2) Close with it and beat it up with your own superheavy. A normal response to a Riptide or Stormsurge (beat it in combat then sweeping advance) doesn't work as the Supremacy armour has Fearless.
The Greater Brass Scorpion is also a bad option here - it's a very good superheavy (and good for annihilating the rest of his army) but it's designed to engage non-superheavies; ignore cover blasts, extra stomps, and flamer template weapons.
For chopping up a Ta'Unar, your best options are the Renegade Knight or Chaos Knight, Kytan, Lord Of Skulls, or the Bloodthirster of Insensate Rage.
The latter is the cheapest, but is susceptible to stomp as it's not a superheavy, and is easiest to kill. At less than 300 points, though, it's a damn good kamikaze unit for engaging enemy titan-esque things. It may draw more fire than it can handle against tau though.
The Lord Of Skulls is as overcosted as it always is, but against a tau army, it at least has the advantage that it can thunderblitz through a skirmish screen of fire warriors or kroot to get at the big guy, and side armour 13 means it's more tolerant of missile pod supporting fire overwatch.
The three variations on knights are pretty unsubtle. All of them can ginsu a supremacy suit in a turn or two, and whilst locked in combat the suit's not firing. Getting to combat is hard, though - you're probably best having two (hence a forsworn detachment of renegade knights is probably best) because losing one on the way in is likely - especially if that thing has the bloody gatling fusion cannons on its arm mounts.
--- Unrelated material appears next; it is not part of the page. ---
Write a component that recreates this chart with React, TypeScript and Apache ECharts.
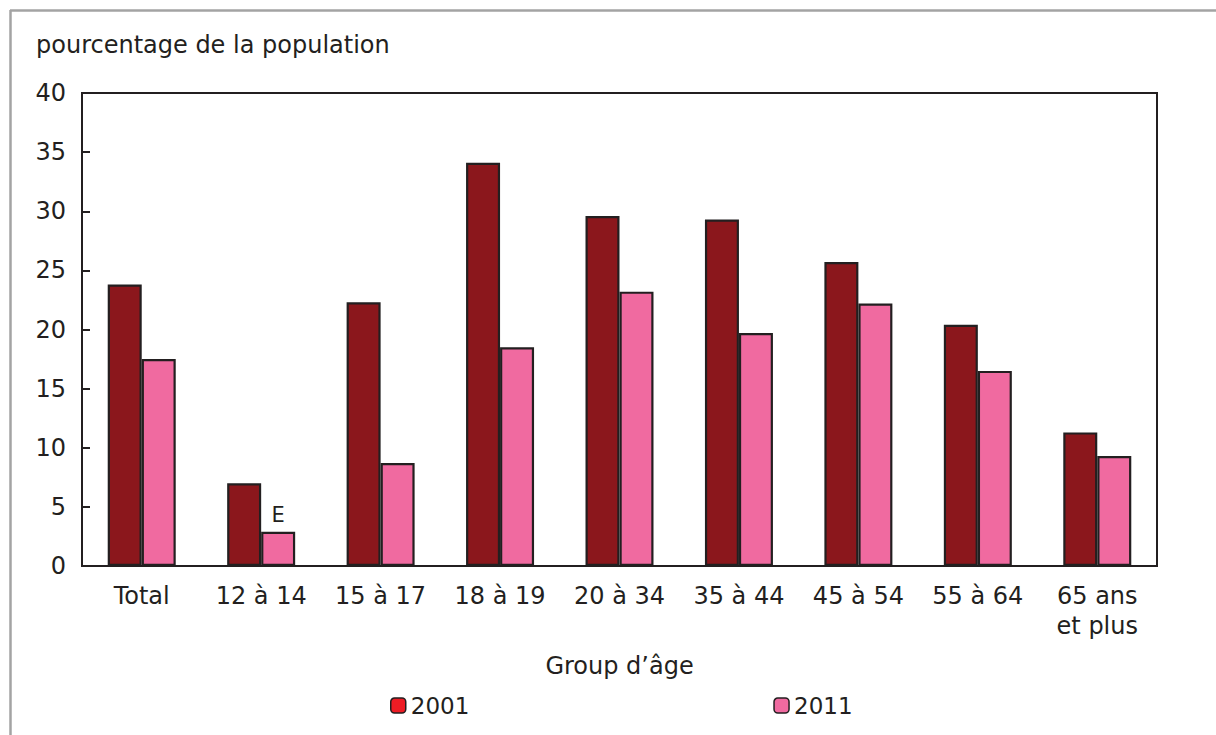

The best, simplest, and fairly fluffy response (warning: note that I didn't say "cheap" anywhere in that sentence!) is a Feral-class Chaos Warhound Titan.
Double-dual turbolasers stand a decent chance of ventilating the thing in one turn. Four turbolaser shots should net four hits*, which have a 50/50 chance of coming up with a deathblow result.
Remember that you, as the attacker, decide the order to resolve hits - with rending, for example, you decide whether the defender makes saves for the AP2 wounds or AP4 wounds first.
Similar thing applies here - if you get a deathblow result amongst your hits, resolve that first. That does (
D6+6)/2 wounds, but more importantly blows out the barrier shield. Against a shadowsword, that's no issue, but against a titan with four turbolasers, that means the other three solid hits get resolved against a target with no invulnerable save, which is likely to be a terminal experience.
* If you're missing a bloody war engine with a BS4 large blast template then your dice need a stern talking to.